◆ Written instruction
Your task is to tally the lines of the listing containing the word "chart" and report the figure alone.
+++
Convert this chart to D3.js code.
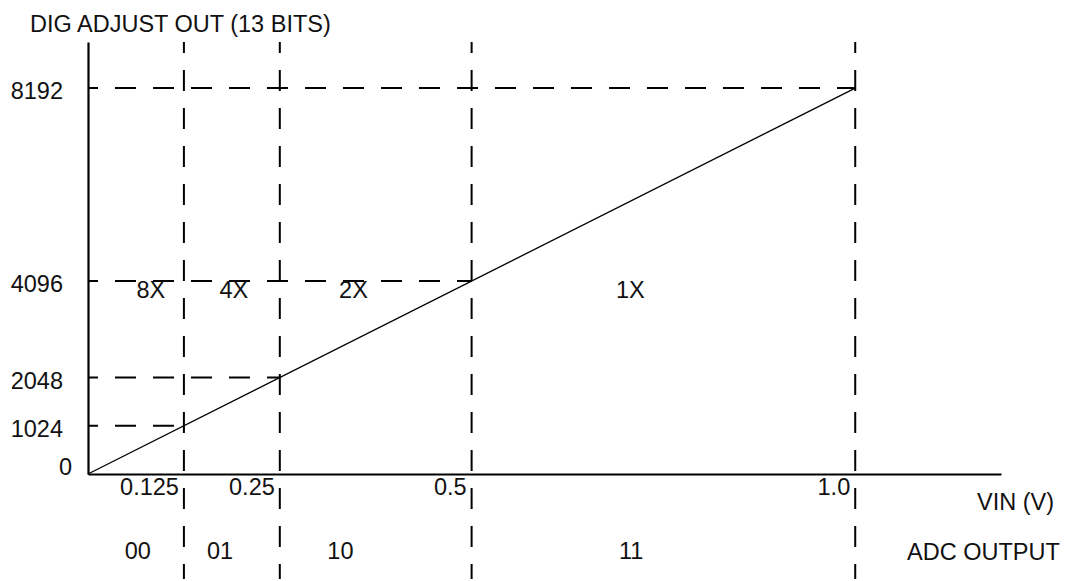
<!DOCTYPE html>
<meta charset="utf-8">
<script src="https://d3js.org/d3.v7.min.js"></script>
<style>
  body { margin: 0; background: #fff; }
  text { font-family: "Liberation Sans", Arial, sans-serif; font-size: 23.5px; fill: #111; }
</style>
<div id="chart"></div>
<script>
    // breakpoints on the input voltage (V) and the matching 13-bit outputs
    var vinBreaks = [0.125, 0.25, 0.5, 1.0];
    var outBreaks = [1024, 2048, 4096, 8192];
    var yTicks = [8192, 4096, 2048, 1024, 0];
    var xTickLabels = ["0.125", "0.25", "0.5", "1.0"];

    // transfer line end points
    var lineVin = [0, 1.0];
    var lineOut = [0, 8192];

    // gain ranges and the ADC codes below the axis
    var gains = ["8X", "4X", "2X", "1X"];
    var gainAt = [0.082, 0.19, 0.346, 0.707];
    var codes = ["00", "01", "10", "11"];
    var codeAt = [0.065, 0.172, 0.329, 0.708];

    var width = 1065, height = 581;

    var svg = d3.select("#chart")
        .append("svg")
            .attr("width", width)
            .attr("height", height);

    // scales span the drawn axes
    var x = d3.scaleLinear().domain([0, 1.19]).range([88, 1001]);
    var y = d3.scaleLinear().domain([0, 9170]).range([474, 42]);

    // dashed guide lines, vertical
    svg.selectAll(".vguide")
        .data(vinBreaks)
        .enter()
        .append("line")
        .attr("x1", function(d) { return x(d); })
        .attr("x2", function(d) { return x(d); })
        .attr("y1", y(9170))
        .attr("y2", 579)
        .attr("stroke", "#000")
        .attr("stroke-width", 2)
        .attr("stroke-dasharray", "21,17")
        .attr("stroke-dashoffset", 10);

    // dashed guide lines, horizontal (from the y axis to the matching vertical)
    svg.selectAll(".hguide")
        .data(outBreaks)
        .enter()
        .append("line")
        .attr("x1", x(0))
        .attr("x2", function(d, i) { return x(vinBreaks[i]); })
        .attr("y1", function(d) { return y(d); })
        .attr("y2", function(d) { return y(d); })
        .attr("stroke", "#000")
        .attr("stroke-width", 2)
        .attr("stroke-dasharray", "21,17")
        .attr("stroke-dashoffset", 11);

    // axes, no ticks
    svg.append("g")
        .attr("transform", "translate(0," + y(0) + ")")
        .call(d3.axisBottom(x).tickValues([]).tickSizeOuter(0))
        .select(".domain")
        .attr("stroke-width", 2.2);
    svg.append("g")
        .attr("transform", "translate(" + x(0) + ",0)")
        .call(d3.axisLeft(y).tickValues([]).tickSizeOuter(0))
        .select(".domain")
        .attr("stroke-width", 2.2);

    // transfer line
    var pts = lineVin.map(function(v, i) { return [v, lineOut[i]]; });
    svg.append("path")
        .datum(pts)
        .attr("fill", "none")
        .attr("stroke", "#000")
        .attr("stroke-width", 1.3)
        .attr("d", d3.line()
            .x(function(d) { return x(d[0]); })
            .y(function(d) { return y(d[1]); }));

    // y labels
    svg.selectAll(".ylab")
        .data(yTicks)
        .enter()
        .append("text")
        .attr("x", function(d) { return d === 0 ? 72 : 63; })
        .attr("y", function(d) { return Math.min(y(d) + 11, y(0) + 1); })
        .attr("text-anchor", "end")
        .text(function(d) { return d; });

    // x labels, left of each dashed line
    svg.selectAll(".xlab")
        .data(vinBreaks)
        .enter()
        .append("text")
        .attr("x", function(d) { return x(d) - 5; })
        .attr("y", 495)
        .attr("text-anchor", "end")
        .text(function(d, i) { return xTickLabels[i]; });

    // gain labels
    svg.selectAll(".gain")
        .data(gains)
        .enter()
        .append("text")
        .attr("x", function(d, i) { return x(gainAt[i]); })
        .attr("y", 298)
        .attr("text-anchor", "middle")
        .text(function(d) { return d; });

    // ADC codes
    svg.selectAll(".code")
        .data(codes)
        .enter()
        .append("text")
        .attr("x", function(d, i) { return x(codeAt[i]); })
        .attr("y", 559)
        .attr("text-anchor", "middle")
        .text(function(d) { return d; });

    // titles
    svg.append("text").attr("x", 30).attr("y", 32).text("DIG ADJUST OUT (13 BITS)");
    svg.append("text").attr("x", 977).attr("y", 510).text("VIN (V)");
    svg.append("text").attr("x", 907).attr("y", 560).text("ADC OUTPUT");
</script>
+++
◆ Answer to this problem
3